Sun Healthcare Group, Inc. Non-Employee Director Compensation Policy (as amended March 18, 2008)

Summary

This policy outlines the compensation for non-employee directors of Sun Healthcare Group, Inc. Directors receive annual fees, additional fees for serving as committee chairpersons, and meeting fees for attending board and committee meetings. Directors are also granted restricted stock units that vest over one year, with specific terms for distribution and acceleration upon certain events. Directors may elect to convert cash retainers into stock units annually. The company reimburses directors for out-of-pocket expenses related to board service.

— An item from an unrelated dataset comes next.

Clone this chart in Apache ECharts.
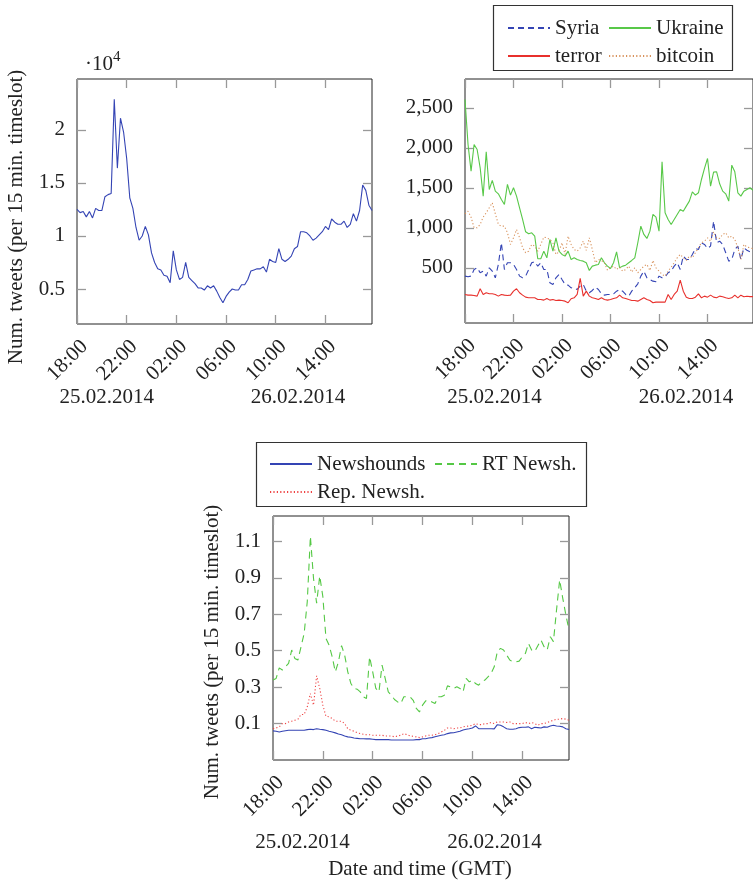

EX-10.7 8 ex10-7.htm EXHIBIT 10.7 ex10-7.htm
EXHIBIT 10.7

NON-EMPLOYEE DIRECTOR COMPENSATION POLICY
Sun Healthcare Group, Inc.
as amended through March 18, 2008


The Non-Employee Directors of the Board of Directors of Sun Healthcare Group, Inc. (“Directors”) shall be compensated as follows:

1.  
Annual Fees for Directors.  Each Director shall receive an annual fee of $35,000, which is payable in four equal quarterly installments.
 
2.  
Annual Fees for Chairpersons.  Each Chairperson of a Committee of the Board of Directors shall receive an additional annual fee, payable in four equal quarterly installments, as follows:  $8,000 for Audit, $6,000 for Compliance, and $5,000 for each of Compensation, Nominating or Executive.
 
3.  
Meeting Fees.  Each Director shall receive: (i) $1,750 for a Board of Directors or Committee meeting attended in person, (ii) the following amounts for each additional Committee meeting attended in person on the same date: $1,500 for Audit or Compliance Committee meetings and $1,000 for Compensation or Nominating and Governance Committee meetings, and (iii) $1,000 for any Board or Committee meetings attended by telephone.
 
4.  
Restricted Stock Unit Awards.  Each Director shall receive an award of $100,000 of restricted stock units on the date that the Compensation Committee grants annual equity awards to its officers and employees using the closing sale price of Sun’s common stock as of such date.  The stock unit awards shall have the following terms:  (i) the units shall vest monthly over one year, (ii) the vested units shall not be distributed as common stock until the earlier of five years of service on the Board or separation of service from the Board, and (iii) the vesting of the units and the distribution of the vested units would accelerate at death, disability or change in control.
 
5.  
Conversion of Cash Retainers into Stock Units.  Commencing as of July 1, 2008, each Director shall be entitled to convert their cash retainers under Items 1 and 2 above into additional stock units.  Directors choosing such conversion must make an irrevocable election each year and the conversion would occur quarterly as of the last day business day of each quarter using the closing sale price of Sun’s common stock.
 
6.
Reimbursement of Expenses.  Each Director is reimbursed for out-of-pocket expenses for attendance at Board and committee meetings.